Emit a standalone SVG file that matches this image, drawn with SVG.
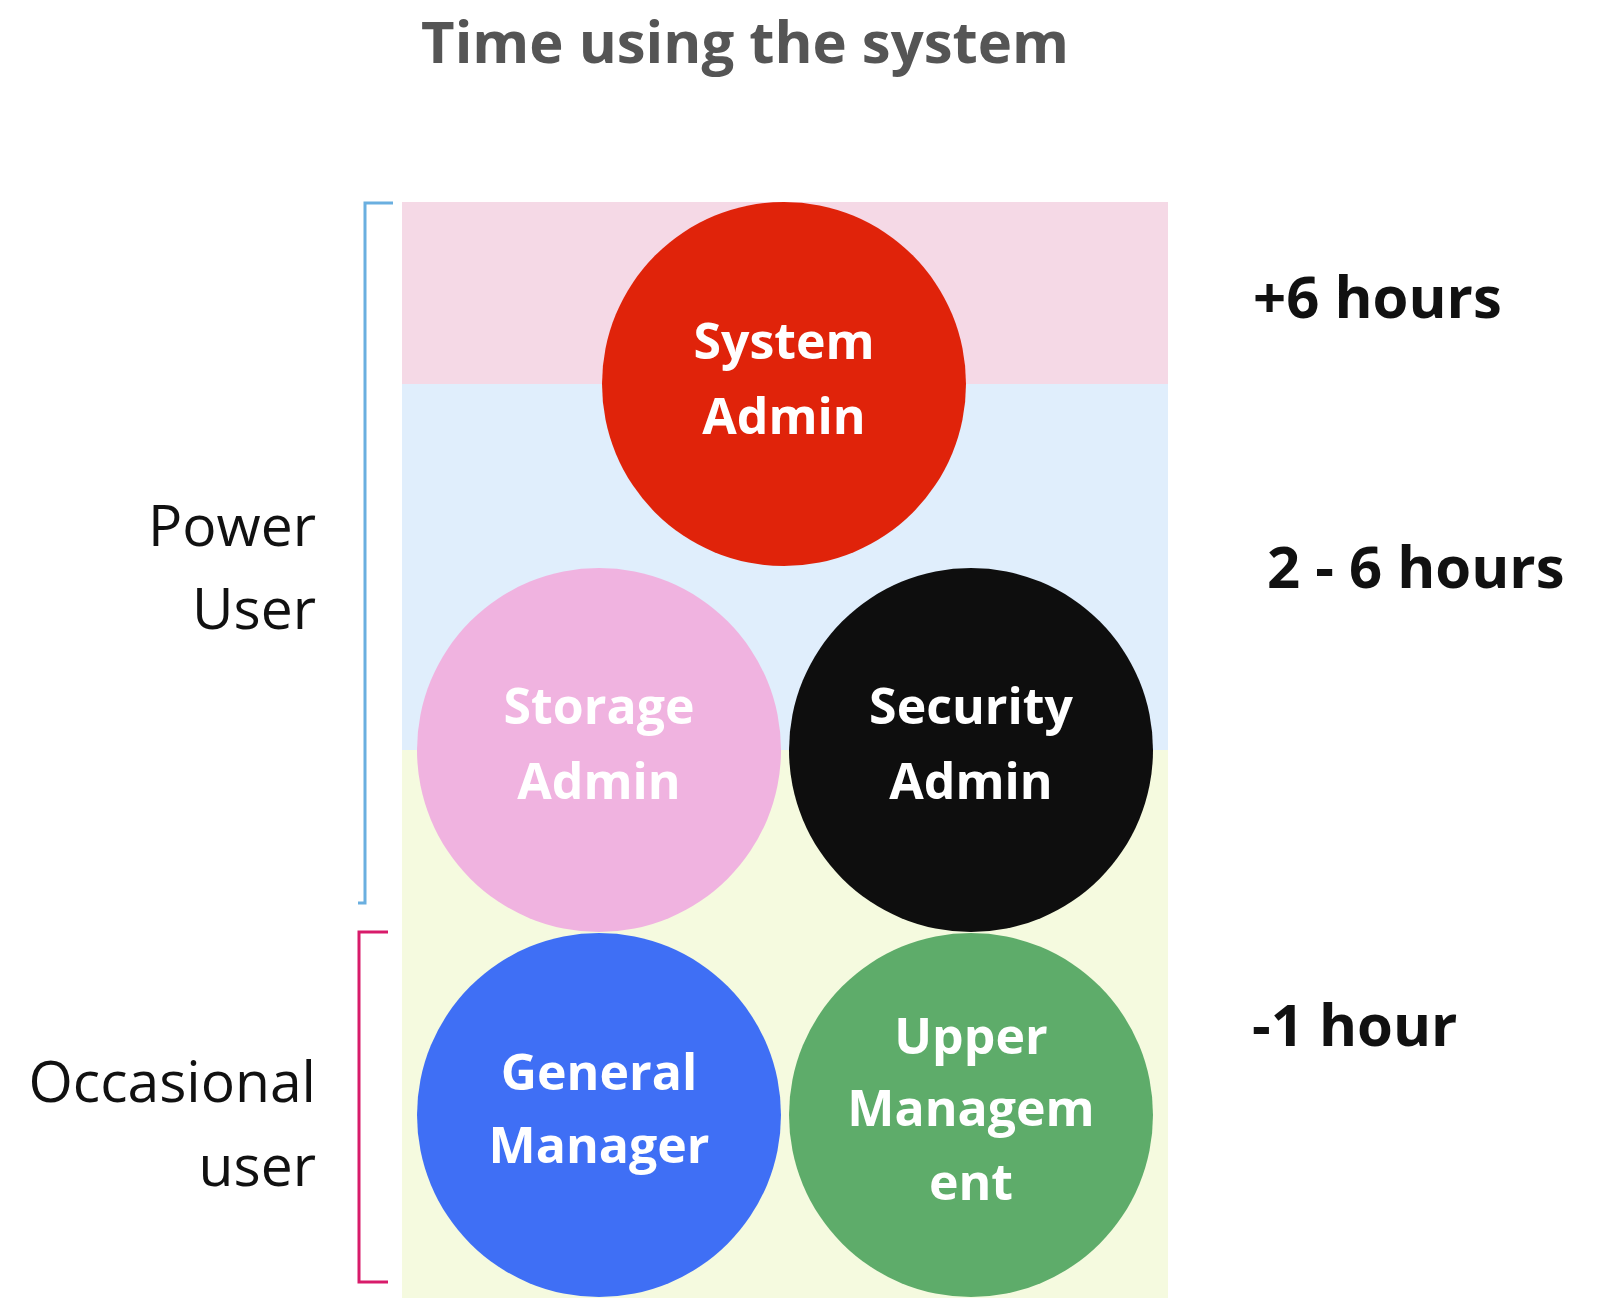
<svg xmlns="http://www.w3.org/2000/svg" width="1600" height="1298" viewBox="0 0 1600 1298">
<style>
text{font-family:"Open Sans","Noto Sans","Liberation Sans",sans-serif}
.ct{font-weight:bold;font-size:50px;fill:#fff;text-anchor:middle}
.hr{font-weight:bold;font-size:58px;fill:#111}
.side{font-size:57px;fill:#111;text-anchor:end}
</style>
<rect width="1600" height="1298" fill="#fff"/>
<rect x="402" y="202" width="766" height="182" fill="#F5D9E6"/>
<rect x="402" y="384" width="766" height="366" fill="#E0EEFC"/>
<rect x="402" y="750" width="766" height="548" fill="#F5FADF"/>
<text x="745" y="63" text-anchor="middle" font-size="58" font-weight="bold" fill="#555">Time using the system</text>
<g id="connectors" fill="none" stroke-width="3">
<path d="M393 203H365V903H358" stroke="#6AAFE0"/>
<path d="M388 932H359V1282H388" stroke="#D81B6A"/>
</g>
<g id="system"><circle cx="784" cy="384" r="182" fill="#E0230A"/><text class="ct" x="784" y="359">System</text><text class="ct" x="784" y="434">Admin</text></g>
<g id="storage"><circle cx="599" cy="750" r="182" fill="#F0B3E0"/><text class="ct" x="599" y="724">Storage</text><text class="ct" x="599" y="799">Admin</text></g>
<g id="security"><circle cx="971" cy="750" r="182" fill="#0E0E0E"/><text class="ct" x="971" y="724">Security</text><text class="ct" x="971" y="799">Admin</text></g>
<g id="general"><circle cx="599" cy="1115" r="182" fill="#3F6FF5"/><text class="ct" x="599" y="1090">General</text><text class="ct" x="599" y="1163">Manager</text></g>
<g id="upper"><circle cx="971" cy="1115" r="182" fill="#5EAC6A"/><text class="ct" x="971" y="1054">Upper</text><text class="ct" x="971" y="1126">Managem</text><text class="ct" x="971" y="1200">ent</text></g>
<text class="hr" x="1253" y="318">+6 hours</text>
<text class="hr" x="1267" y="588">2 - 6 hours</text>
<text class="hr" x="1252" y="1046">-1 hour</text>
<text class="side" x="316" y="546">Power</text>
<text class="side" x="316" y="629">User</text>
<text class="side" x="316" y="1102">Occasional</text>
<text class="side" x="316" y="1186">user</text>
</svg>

=== EXERCISE OBJECTIVE ===
Are you able to set down all the lines above exactly, without any pictures?

=== EXERCISE ANSWER ===
Emit a standalone SVG file that matches this image, drawn with SVG.
<svg xmlns="http://www.w3.org/2000/svg" width="1600" height="1298" viewBox="0 0 1600 1298">
<style>
text{font-family:"Open Sans","Noto Sans","Liberation Sans",sans-serif}
.ct{font-weight:bold;font-size:50px;fill:#fff;text-anchor:middle}
.hr{font-weight:bold;font-size:58px;fill:#111}
.side{font-size:57px;fill:#111;text-anchor:end}
</style>
<rect width="1600" height="1298" fill="#fff"/>
<rect x="402" y="202" width="766" height="182" fill="#F5D9E6"/>
<rect x="402" y="384" width="766" height="366" fill="#E0EEFC"/>
<rect x="402" y="750" width="766" height="548" fill="#F5FADF"/>
<text x="745" y="63" text-anchor="middle" font-size="58" font-weight="bold" fill="#555">Time using the system</text>
<g id="connectors" fill="none" stroke-width="3">
<path d="M393 203H365V903H358" stroke="#6AAFE0"/>
<path d="M388 932H359V1282H388" stroke="#D81B6A"/>
</g>
<g id="system"><circle cx="784" cy="384" r="182" fill="#E0230A"/><text class="ct" x="784" y="359">System</text><text class="ct" x="784" y="434">Admin</text></g>
<g id="storage"><circle cx="599" cy="750" r="182" fill="#F0B3E0"/><text class="ct" x="599" y="724">Storage</text><text class="ct" x="599" y="799">Admin</text></g>
<g id="security"><circle cx="971" cy="750" r="182" fill="#0E0E0E"/><text class="ct" x="971" y="724">Security</text><text class="ct" x="971" y="799">Admin</text></g>
<g id="general"><circle cx="599" cy="1115" r="182" fill="#3F6FF5"/><text class="ct" x="599" y="1090">General</text><text class="ct" x="599" y="1163">Manager</text></g>
<g id="upper"><circle cx="971" cy="1115" r="182" fill="#5EAC6A"/><text class="ct" x="971" y="1054">Upper</text><text class="ct" x="971" y="1126">Managem</text><text class="ct" x="971" y="1200">ent</text></g>
<text class="hr" x="1253" y="318">+6 hours</text>
<text class="hr" x="1267" y="588">2 - 6 hours</text>
<text class="hr" x="1252" y="1046">-1 hour</text>
<text class="side" x="316" y="546">Power</text>
<text class="side" x="316" y="629">User</text>
<text class="side" x="316" y="1102">Occasional</text>
<text class="side" x="316" y="1186">user</text>
</svg>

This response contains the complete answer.